Reiniciamos a marcha e chegamos ao destino cerca das 17 horas. Tivemos uma recepção calorosa e lá tivemos que contar o episódio por diversas vezes.
Mandei distribuir as rações de combate e logo de seguida chamaram por mim com grande alarido:
- "Meu Furriel, olhe para isto!"
Constatei, então, que as caixas das rações de combate que iam por debaixo dos bancos do Unimog onde eu ia, estavam cravejadas de balas, latas de chouriço e atum furadas, etc.etc. Os tiros do IN foram certeiros e só a rapidez com que saltamos das viaturas nos salvou a vida. O tempo que decorreu entre o sinal do tiro de pistola e o início da emboscada, foi o tempo que as NT levaram a saltar das viaturas.
Nessa altura tínhamos já mais de um ano de operações no "papo" e estávamos com uma grande capacidade militar.

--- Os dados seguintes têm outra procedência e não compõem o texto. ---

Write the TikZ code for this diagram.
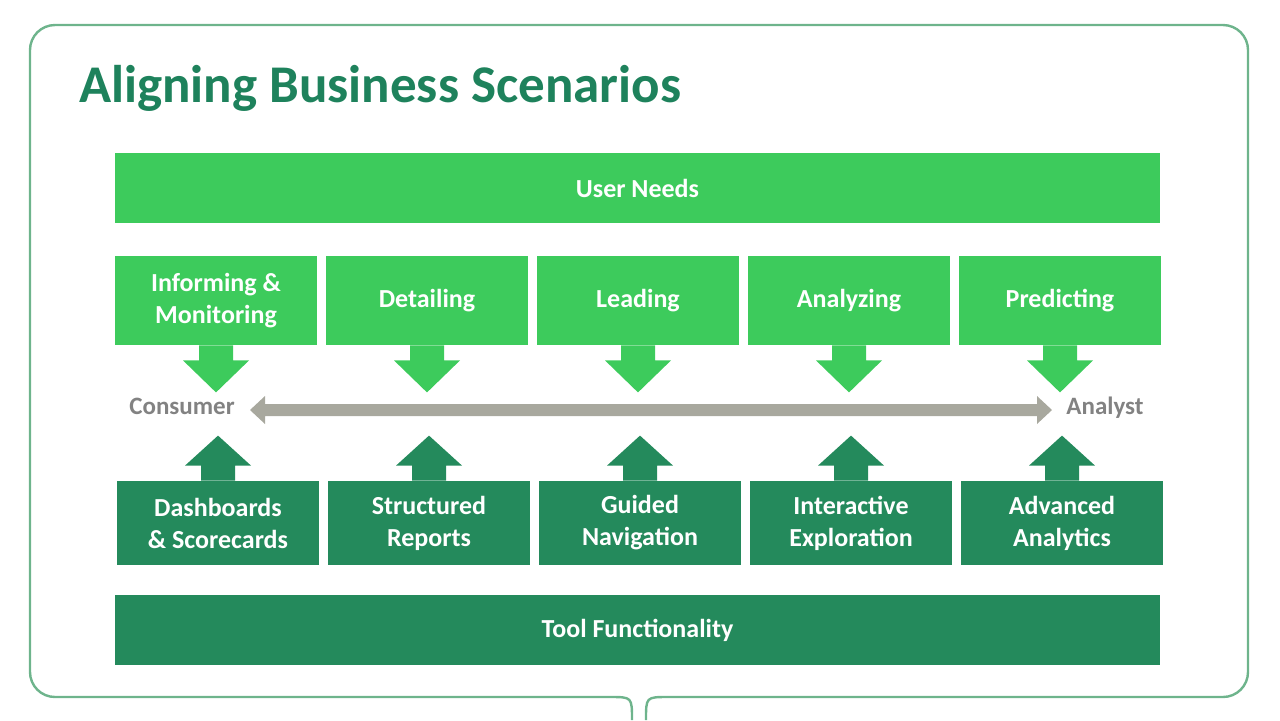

Regressamos ao outro dia com enormes cautelas, não fossemos ter alguma surpresa desagradável, batemos kms de mata a pé, a fim de evitarmos alguma eventual “revanche” do IN. Passamos pelo local da emboscada a bater mata a pé com mil cuidados, mas felizmente nada aconteceu.
Chegamos a Gago Coutinho pelas 16 horas, tomei banho, bebi uma Cuca, fardei-me e fui descansar. Passados uns minutos chamaram-me para ir ao capitão. Mal entrei, diz-me o Capitão:
- "Ó Magro, conte-me lá essa, os tipos da força aérea só me dizem que nunca tinham visto a tropa a perseguir o IN após a emboscada tão longe da picada, estavam admirados!"
Lá tive que lhe relatar em pormenor todos os acontecimentos.



Nota: Tenho comigo a foto do membro do MPLA capturado. Não a publico tendo em conta o respeito pelos direitos humanos.